> STATED EXERCISE
Search the material below for the string "this" and extract each line that has it.

** BEGIN MATERIAL PROVIDED **

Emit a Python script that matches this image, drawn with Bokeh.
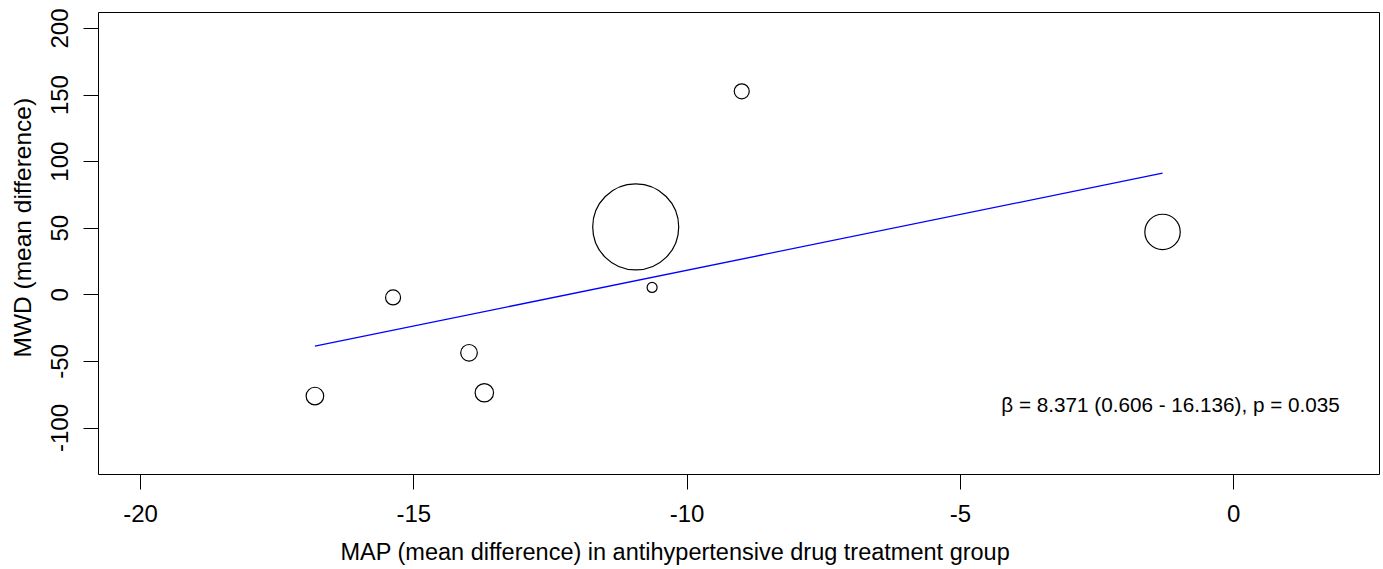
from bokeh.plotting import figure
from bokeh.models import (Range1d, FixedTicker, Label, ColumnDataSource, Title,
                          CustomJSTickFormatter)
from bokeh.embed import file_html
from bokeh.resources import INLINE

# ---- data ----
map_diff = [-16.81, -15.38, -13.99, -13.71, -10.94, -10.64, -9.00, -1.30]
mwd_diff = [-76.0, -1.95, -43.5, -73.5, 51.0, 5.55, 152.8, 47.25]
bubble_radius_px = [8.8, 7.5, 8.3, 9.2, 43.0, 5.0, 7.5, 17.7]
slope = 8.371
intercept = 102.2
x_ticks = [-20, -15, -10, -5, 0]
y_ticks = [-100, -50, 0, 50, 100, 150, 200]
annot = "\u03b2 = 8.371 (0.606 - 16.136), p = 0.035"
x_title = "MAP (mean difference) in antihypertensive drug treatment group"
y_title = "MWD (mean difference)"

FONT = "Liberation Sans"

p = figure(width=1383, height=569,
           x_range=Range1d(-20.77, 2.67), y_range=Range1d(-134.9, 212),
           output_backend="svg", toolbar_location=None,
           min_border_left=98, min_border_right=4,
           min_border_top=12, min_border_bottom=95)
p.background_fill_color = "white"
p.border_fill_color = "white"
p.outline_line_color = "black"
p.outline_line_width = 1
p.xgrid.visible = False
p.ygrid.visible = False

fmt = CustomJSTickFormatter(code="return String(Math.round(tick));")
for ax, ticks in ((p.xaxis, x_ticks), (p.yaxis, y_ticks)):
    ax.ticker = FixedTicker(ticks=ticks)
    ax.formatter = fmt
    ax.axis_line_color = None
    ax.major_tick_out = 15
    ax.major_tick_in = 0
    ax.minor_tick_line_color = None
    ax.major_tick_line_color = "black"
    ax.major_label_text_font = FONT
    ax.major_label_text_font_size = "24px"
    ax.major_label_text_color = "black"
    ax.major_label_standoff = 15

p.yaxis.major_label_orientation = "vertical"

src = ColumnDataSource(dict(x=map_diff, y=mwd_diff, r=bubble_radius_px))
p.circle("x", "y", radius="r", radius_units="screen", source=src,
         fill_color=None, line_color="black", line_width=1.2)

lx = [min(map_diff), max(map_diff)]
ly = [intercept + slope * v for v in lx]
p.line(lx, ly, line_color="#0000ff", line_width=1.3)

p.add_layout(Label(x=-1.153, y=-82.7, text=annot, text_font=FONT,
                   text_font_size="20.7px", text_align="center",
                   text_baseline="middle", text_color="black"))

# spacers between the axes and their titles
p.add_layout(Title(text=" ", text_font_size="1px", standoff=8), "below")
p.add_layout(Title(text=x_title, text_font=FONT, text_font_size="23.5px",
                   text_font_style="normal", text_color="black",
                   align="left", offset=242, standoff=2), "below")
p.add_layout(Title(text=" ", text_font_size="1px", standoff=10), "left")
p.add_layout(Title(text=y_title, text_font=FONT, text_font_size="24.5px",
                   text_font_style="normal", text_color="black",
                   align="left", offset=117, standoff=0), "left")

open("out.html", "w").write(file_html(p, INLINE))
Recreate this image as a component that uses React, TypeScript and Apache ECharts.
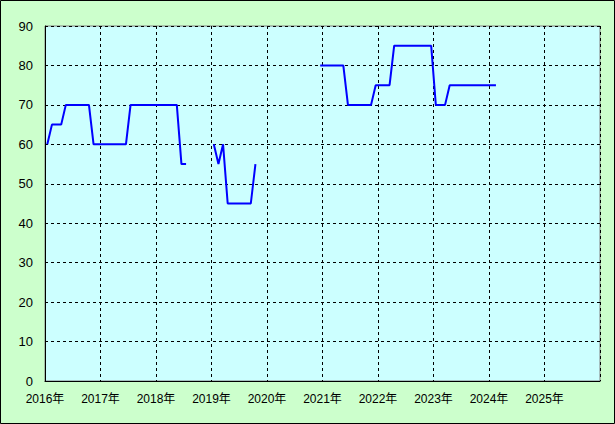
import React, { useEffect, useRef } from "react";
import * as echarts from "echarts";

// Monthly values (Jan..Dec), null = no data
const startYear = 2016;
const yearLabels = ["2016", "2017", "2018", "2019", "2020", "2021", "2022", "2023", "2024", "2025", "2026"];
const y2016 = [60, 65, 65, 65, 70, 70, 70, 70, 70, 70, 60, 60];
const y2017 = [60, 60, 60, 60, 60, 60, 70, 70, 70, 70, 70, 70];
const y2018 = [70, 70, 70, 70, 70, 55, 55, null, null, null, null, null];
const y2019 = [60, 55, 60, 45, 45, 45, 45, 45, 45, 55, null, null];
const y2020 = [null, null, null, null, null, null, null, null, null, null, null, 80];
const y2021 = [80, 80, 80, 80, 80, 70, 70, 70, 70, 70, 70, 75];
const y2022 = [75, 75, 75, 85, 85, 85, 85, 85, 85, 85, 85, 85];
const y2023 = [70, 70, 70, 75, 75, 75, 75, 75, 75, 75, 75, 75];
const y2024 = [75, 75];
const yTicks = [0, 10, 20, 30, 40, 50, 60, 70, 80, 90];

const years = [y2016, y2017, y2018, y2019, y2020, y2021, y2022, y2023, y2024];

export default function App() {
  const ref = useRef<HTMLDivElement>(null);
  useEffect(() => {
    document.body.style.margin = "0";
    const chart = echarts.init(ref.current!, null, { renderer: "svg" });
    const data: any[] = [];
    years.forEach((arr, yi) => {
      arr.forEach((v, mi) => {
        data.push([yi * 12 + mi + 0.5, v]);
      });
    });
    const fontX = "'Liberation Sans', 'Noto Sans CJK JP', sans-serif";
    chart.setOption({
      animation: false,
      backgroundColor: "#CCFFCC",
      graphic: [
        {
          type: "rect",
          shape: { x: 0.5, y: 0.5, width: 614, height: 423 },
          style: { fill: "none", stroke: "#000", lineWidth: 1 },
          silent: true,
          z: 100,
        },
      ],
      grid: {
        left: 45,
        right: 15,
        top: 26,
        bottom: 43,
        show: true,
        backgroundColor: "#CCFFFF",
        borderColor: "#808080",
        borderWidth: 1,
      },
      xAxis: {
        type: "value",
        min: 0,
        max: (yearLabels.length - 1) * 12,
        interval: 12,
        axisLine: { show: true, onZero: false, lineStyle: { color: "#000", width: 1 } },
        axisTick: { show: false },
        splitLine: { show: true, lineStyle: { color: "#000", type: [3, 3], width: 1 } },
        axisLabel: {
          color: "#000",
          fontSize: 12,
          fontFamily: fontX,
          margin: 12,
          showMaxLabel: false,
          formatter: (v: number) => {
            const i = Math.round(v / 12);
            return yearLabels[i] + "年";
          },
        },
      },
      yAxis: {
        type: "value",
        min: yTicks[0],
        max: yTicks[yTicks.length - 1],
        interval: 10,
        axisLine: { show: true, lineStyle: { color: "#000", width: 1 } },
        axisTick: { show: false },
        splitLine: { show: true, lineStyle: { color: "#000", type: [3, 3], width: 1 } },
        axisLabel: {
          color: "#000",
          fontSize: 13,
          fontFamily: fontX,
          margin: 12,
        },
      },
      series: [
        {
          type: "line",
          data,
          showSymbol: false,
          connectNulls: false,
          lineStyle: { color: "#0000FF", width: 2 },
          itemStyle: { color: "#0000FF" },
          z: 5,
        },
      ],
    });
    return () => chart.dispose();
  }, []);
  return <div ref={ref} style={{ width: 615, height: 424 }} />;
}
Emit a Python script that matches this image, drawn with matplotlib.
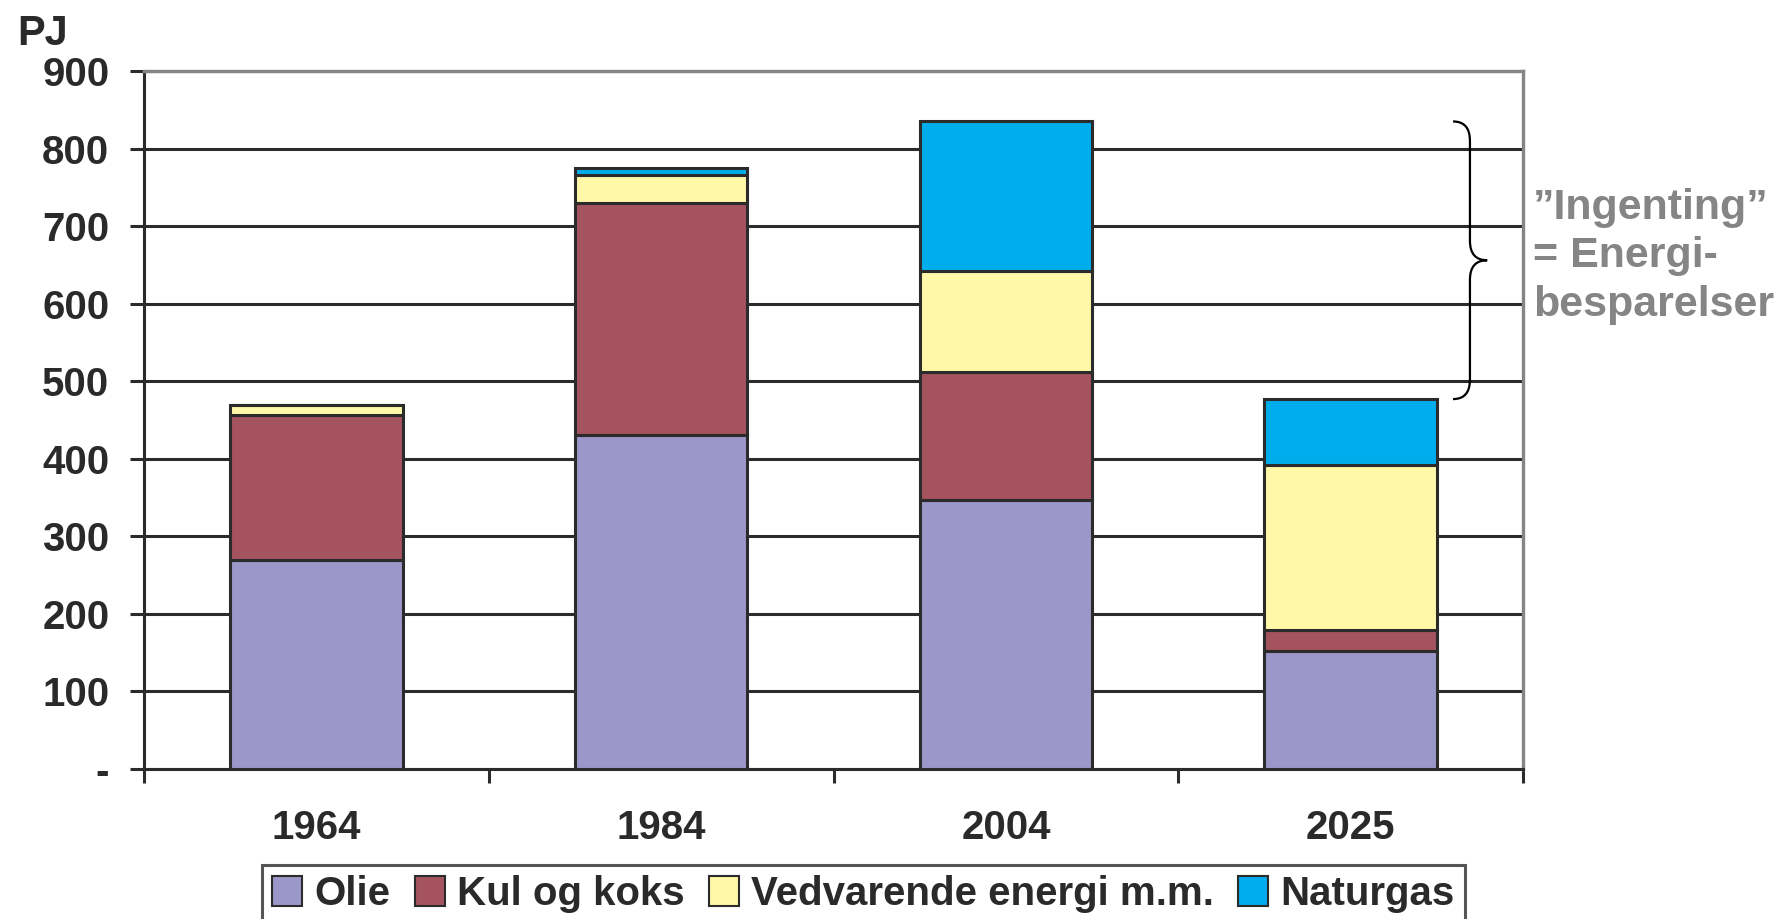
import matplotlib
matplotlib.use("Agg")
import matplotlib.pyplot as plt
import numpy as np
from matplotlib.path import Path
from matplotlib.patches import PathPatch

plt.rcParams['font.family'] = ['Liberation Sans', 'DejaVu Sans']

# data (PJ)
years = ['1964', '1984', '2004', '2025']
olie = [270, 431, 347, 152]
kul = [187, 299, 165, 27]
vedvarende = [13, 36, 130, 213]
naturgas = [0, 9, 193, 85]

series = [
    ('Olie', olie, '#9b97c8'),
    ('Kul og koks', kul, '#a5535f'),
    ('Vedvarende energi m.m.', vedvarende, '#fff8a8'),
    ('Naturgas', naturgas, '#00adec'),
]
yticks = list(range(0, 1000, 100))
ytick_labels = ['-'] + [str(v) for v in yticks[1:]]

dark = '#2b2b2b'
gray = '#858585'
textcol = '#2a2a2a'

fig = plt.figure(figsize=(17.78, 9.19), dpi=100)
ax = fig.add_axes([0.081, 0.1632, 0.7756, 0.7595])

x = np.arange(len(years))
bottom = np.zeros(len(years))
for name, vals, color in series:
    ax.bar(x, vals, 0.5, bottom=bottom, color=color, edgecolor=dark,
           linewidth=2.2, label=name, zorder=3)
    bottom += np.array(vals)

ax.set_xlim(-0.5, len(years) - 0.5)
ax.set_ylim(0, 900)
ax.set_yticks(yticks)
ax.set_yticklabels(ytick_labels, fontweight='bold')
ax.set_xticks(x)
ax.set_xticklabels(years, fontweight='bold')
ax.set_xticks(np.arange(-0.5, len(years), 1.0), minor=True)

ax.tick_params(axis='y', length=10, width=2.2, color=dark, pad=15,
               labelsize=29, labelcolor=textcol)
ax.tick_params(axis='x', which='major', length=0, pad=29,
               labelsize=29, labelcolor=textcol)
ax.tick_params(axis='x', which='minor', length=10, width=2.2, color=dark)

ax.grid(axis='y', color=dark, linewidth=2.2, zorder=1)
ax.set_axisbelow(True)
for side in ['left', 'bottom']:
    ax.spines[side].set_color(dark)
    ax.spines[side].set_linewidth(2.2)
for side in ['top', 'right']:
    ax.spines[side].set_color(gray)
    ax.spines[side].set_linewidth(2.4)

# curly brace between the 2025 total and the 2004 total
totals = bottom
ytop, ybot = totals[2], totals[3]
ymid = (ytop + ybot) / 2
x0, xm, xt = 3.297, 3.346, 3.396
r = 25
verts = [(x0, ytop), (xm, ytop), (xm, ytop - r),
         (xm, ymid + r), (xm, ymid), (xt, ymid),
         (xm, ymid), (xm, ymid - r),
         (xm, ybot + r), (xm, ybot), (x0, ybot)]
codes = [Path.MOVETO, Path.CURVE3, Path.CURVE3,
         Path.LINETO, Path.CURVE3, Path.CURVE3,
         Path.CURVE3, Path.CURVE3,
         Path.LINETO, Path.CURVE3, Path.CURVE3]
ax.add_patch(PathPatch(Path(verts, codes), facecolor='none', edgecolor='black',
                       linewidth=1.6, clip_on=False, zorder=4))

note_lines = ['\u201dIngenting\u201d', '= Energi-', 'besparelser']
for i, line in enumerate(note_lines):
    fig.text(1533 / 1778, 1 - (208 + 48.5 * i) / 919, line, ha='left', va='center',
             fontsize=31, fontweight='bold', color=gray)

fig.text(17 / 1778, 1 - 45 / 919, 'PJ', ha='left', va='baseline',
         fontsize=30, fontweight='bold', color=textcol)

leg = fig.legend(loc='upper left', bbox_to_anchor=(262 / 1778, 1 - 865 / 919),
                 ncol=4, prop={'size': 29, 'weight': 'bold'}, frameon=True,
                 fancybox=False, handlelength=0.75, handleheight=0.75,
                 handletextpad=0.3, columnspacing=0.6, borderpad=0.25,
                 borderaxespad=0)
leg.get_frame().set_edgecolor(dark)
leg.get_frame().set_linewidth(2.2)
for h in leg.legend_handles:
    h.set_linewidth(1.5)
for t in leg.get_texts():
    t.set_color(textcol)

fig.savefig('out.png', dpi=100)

** END MATERIAL PROVIDED **

> ANSWER FOR THE TASK
Emit a Python script that matches this image, drawn with Bokeh.
Recreate this image as a component that uses React, TypeScript and Apache ECharts.
Emit a Python script that matches this image, drawn with matplotlib.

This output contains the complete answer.